José Cláudio Alves –
Não acredito que essa investigação traga muito mais. Quando olhamos o relatório
final, ele foi muito bem elaborado. A questão é essa a meu ver. O caso Marielle
é um ponto dentro de um cenário muito maior e muito mais complexo. Muitas vezes
se alimenta, em relação ao caso Marielle, uma ideia de que agora se colocou fim
ao esquema das milícias; cria-se um pouco essa expectativa. Talvez pelo
desespero nosso, por todo esse sofrimento que essa estrutura produz e pela
convivência com esse sofrimento, que nos fazem ter essas percepções.
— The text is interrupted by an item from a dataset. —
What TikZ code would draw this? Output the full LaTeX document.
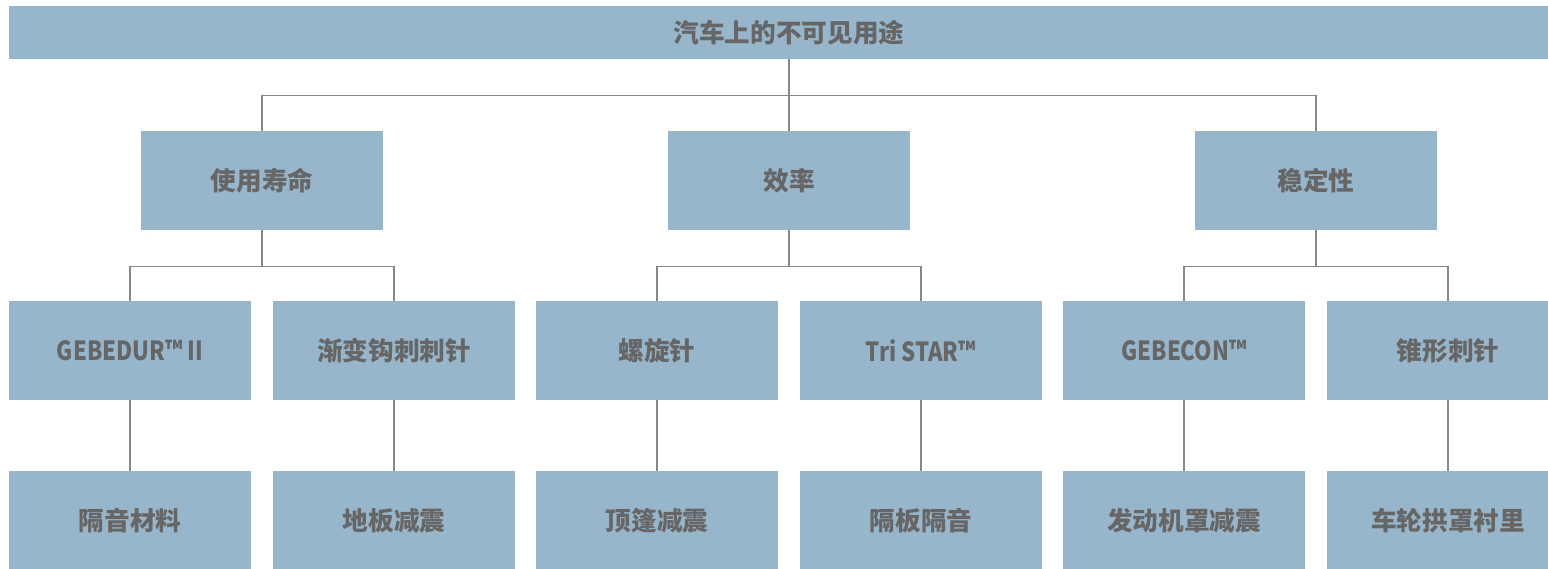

A dimensão
real é outra: o caso Marielle é um ponto, uma batalha vencida no meio de uma
guerra gigantesca, onde há inúmeros casos de disputas, assassinatos,
homicídios, atuação miliciana brutal, violenta, desaparecimento forçado – que é
o que venho investigando recentemente como uma prática que está se disseminando
entre as estruturas de grupos armados, mas principalmente a partir das milícias
que têm a proteção e a atuação direta da estrutura estatal. Ou seja, não estou tão interessado
especificamente no caso Marielle, que é um caso bem-sucedido: temos que
comemorar enquanto for possível.
>>> Marielle:
ponta do iceberg
O mais importante
seria ter uma dimensão mais ampla desse imenso iceberg, pois pegamos a pontinha
dele e precisamos aprofundar. Mas há vontade política para isso? Eu não vejo. É
um ano eleitoral decisivo. Toda essa estrutura que foi montada na estrutura do
estado do Rio de Janeiro – estou falando de estruturas pesadas – de deputados
estaduais na ALERJ, com quem o governo do estado permanentemente faz negócios e
acordos. Vamos lembrar que o atual Secretário de Polícia Civil do estado do Rio
de Janeiro foi indicado pelo governador a partir das pressões feitas pela
Assembleia Legislativa, que alterou a Lei Orgânica das Polícias Civis do RJ
para indicar o nome que eles queriam, por conta dos interesses envolvidos com
esse nome. O Marcus Amim não tinha 15 anos de Delegado, como era previsto na
Lei Orgânica da Polícia Civil exigia para ocupar cargos hierarquicamente
superiores dentro da estrutura de Segurança Pública. A alteração foi feita
porque esse homem foi indicado por Marcio Canella, um Deputado Estadual vinculado
a Belford Roxo, que obteve metade da votação da cidade de Belford Roxo – que
tem cerca de 500 mil habitantes – com a maior votação para Deputado Estadual.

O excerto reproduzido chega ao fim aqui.